The court in the northern town of Ninh Binh ordered
mastermind Tran Van Thanh and accomplice Chu Van
Khanh be executed, judge Dao Thi Tin told AFP.
Since 1997, possession of 100 grammes (three and a half
ounces) of heroin or five kilogrammes (11 pounds) of
opium has carried the death penalty here.
Two men were sentenced to life imprisonment while the
other 11 defendants received jail terms of between nine
months and 20 years, the judge said.
One of the other accused had already been sentenced to
death in an earlier trial.
The judge said the trial was the second biggest in the
history of the province, some 100 kilometres south of the
capital. The group were arrested in 1998 to 1999 and
charged with offences dating back to 1992.

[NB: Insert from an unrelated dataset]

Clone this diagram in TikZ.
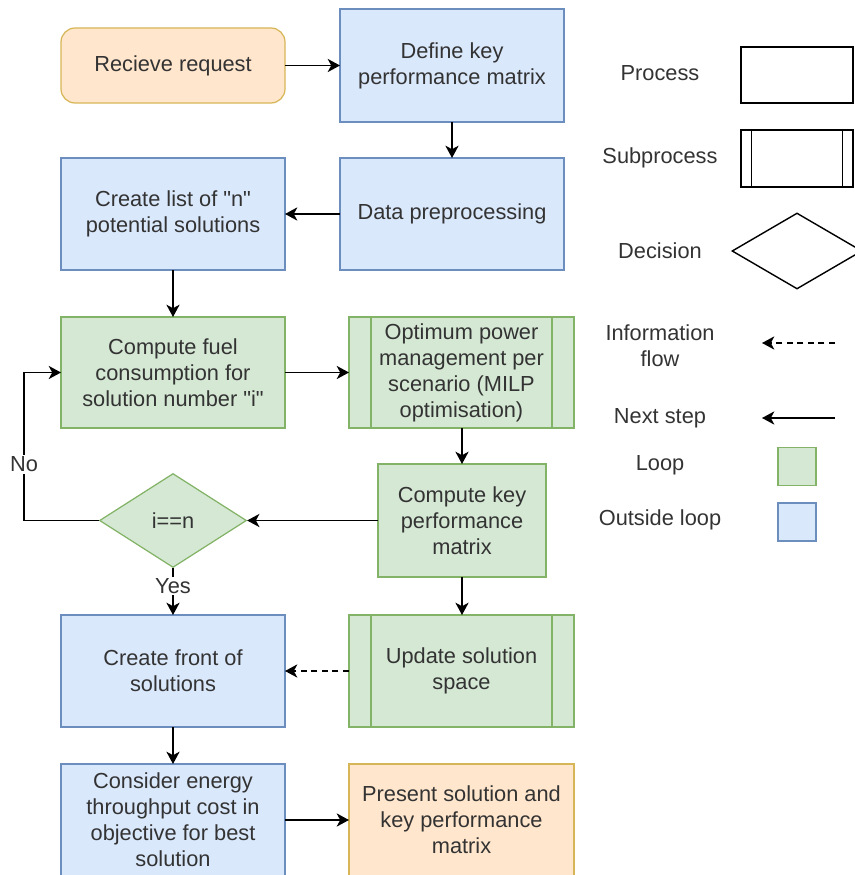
\documentclass[tikz,border=0pt]{standalone}
\usepackage{fontspec}
\setmainfont{Liberation Sans}
\usepackage{tikz}
\usetikzlibrary{positioning, arrows.meta, shapes.geometric}
\definecolor{fcblue}{HTML}{DAE8FC}
\definecolor{fcbluedraw}{HTML}{6C8EBF}
\definecolor{fcgreen}{HTML}{D5E8D4}
\definecolor{fcgreendraw}{HTML}{82B366}
\definecolor{fcorange}{HTML}{FFE6CC}
\definecolor{fcorangedraw}{HTML}{D6B656}
\definecolor{fctext}{HTML}{333333}

\begin{document}
\begin{tikzpicture}[
  font=\fontsize{12.4}{14.8}\selectfont,
  box/.style={draw, line width=0.7pt, inner sep=0pt, outer sep=0pt,
              minimum width=4.48cm, minimum height=2.24cm,
              align=center, text=fctext},
  outbox/.style={box, fill=fcblue, draw=fcbluedraw},
  loopbox/.style={box, fill=fcgreen, draw=fcgreendraw},
  endbox/.style={box, fill=fcorange, draw=fcorangedraw},
  decide/.style={diamond, draw=fcgreendraw, fill=fcgreen, line width=0.7pt,
                 inner sep=0pt, minimum width=2.94cm, minimum height=1.88cm, text=fctext},
  arr/.style={-{Stealth[length=7pt, width=7.5pt, inset=2pt]}, line width=0.9pt},
  info/.style={arr, dash pattern=on 3.5pt off 2.5pt},
  lbl/.style={fill=white, inner sep=1pt, text=fctext},
  legtxt/.style={align=center, text=fctext},
  legbox/.style={draw, line width=0.8pt, fill=white, minimum width=2.24cm, inner sep=0pt}
]
  \useasboundingbox (0,0) rectangle (17.08,-17.5);

  %% Left column
  \node[endbox, rounded corners=8pt, minimum height=1.5cm] (rec) at (3.46,-1.31) {Recieve request};
  \node[outbox]  (list)  at (3.46,-4.28)  {Create list of \textquotedbl n\textquotedbl\\potential solutions};
  \node[loopbox, minimum height=2.22cm] (fuel) at (3.46,-7.45) {Compute fuel\\consumption for\\solution number \textquotedbl i\textquotedbl};
  \node[decide]  (dec)   at (3.46,-10.41) {i==n};
  \node[outbox]  (front) at (3.46,-13.42) {Create front of\\solutions};
  \node[outbox]  (cons)  at (3.46,-16.4)  {Consider energy\\throughput cost in\\objective for best\\solution};
  %% Right column
  \node[outbox, minimum height=2.26cm] (kpm) at (9.04,-1.31) {Define key\\performance matrix};
  \node[outbox]  (prep)  at (9.04,-4.28)  {Data preprocessing};
  \node[loopbox, minimum width=4.5cm, minimum height=2.22cm] (opt) at (9.23,-7.45) {Optimum power\\management per\\scenario (MILP\\optimisation)};
  \node[loopbox, minimum width=3.36cm, minimum height=2.26cm] (ckpm) at (9.24,-10.41) {Compute key\\performance\\matrix};
  \node[loopbox, minimum width=4.5cm] (upd) at (9.23,-13.42) {Update solution\\space};
  \node[endbox, minimum width=4.5cm] (pres) at (9.23,-16.4) {Present solution and\\key performance\\matrix};

  %% Subprocess side bars
  \foreach \n in {opt, upd}{
    \draw[fcgreendraw, line width=0.7pt] ([xshift=0.44cm]\n.north west) -- ([xshift=0.44cm]\n.south west);
    \draw[fcgreendraw, line width=0.7pt] ([xshift=-0.44cm]\n.north east) -- ([xshift=-0.44cm]\n.south east);
  }

  %% Next step arrows
  \draw[arr] (rec)  -- (kpm);
  \draw[arr] (kpm)  -- (prep);
  \draw[arr] (prep) -- (list);
  \draw[arr] (list) -- (fuel);
  \draw[arr] (fuel) -- (fuel -| opt.west);
  \draw[arr] (opt.south -| ckpm) -- (ckpm);
  \draw[arr] (ckpm) -- (dec);
  \draw[arr] (ckpm) -- (upd.north -| ckpm);
  \draw[arr] (dec)  -- node[lbl, pos=0.38]{Yes} (front);
  \draw[arr] (front) -- (cons);
  \draw[arr] (cons) -- (pres);
  %% Loop back
  \coordinate (back) at (0.48,-7.45);
  \draw[arr] (dec.west) -| node[lbl, pos=0.69]{No} (back) -- (fuel.west);
  %% Information flow
  \draw[info] (upd) -- (front);

  %% Legend
  \node[legtxt] (lproc) at (13.2,-1.46)  {Process};
  \node[legtxt] (lsub)  at (13.2,-3.16)  {Subprocess};
  \node[legtxt] (ldec)  at (13.2,-5.02)  {Decision};
  \node[legtxt] (linfo) at (13.2,-6.92)  {Information\\flow};
  \node[legtxt] (lnext) at (13.2,-8.36)  {Next step};
  \node[legtxt] (lloop) at (13.2,-9.3)   {Loop};
  \node[legtxt] (lout)  at (13.2,-10.4)  {Outside loop};

  \node[legbox, minimum height=1.12cm] (sproc) at (15.94,-1.5) {};
  \node[legbox, minimum height=1.14cm] (ssub)  at (15.94,-3.17) {};
  \draw[line width=0.8pt] ([xshift=0.22cm]ssub.north west) -- ([xshift=0.22cm]ssub.south west);
  \draw[line width=0.8pt] ([xshift=-0.22cm]ssub.north east) -- ([xshift=-0.22cm]ssub.south east);
  \node[diamond, draw, line width=0.8pt, fill=white, inner sep=0pt,
        minimum width=2.6cm, minimum height=1.52cm] (sdec) at (15.94,-5.02) {};
  \coordinate (infoa) at (16.7,-6.86);
  \coordinate (infob) at (15.24,-6.86);
  \draw[info] (infoa) -- (infob);
  \coordinate (nexta) at (16.7,-8.36);
  \coordinate (nextb) at (15.24,-8.36);
  \draw[arr] (nexta) -- (nextb);
  \node[draw=fcgreendraw, fill=fcgreen, line width=0.7pt, minimum size=0.76cm, inner sep=0pt] (sloop) at (15.94,-9.33) {};
  \node[draw=fcbluedraw, fill=fcblue, line width=0.7pt, minimum size=0.76cm, inner sep=0pt] (sout) at (15.94,-10.44) {};
\end{tikzpicture}
\end{document}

In recent years Vietnam has faced a mounting influx of
opium and heroin from Laos, which the judge described
as "white death."
In the neighbouring province of Nam Dinh in June, a
record 11 people were sentenced to death in a drugs trial
described as the country's biggest ever, although one
later had his sentenced commuted.
But the authorities' widespread use of executions has
come in for mounting criticism abroad -- in April the
vice-president of the International Federation of the
Leagues of Human Rights, Vo Van Ai, raised the issue
with the United Nations Human Rights Commission.
Last year a total of 194 people were sentenced to death,
76 of them for drug offences.
Agence France Presse - October 21, 2000.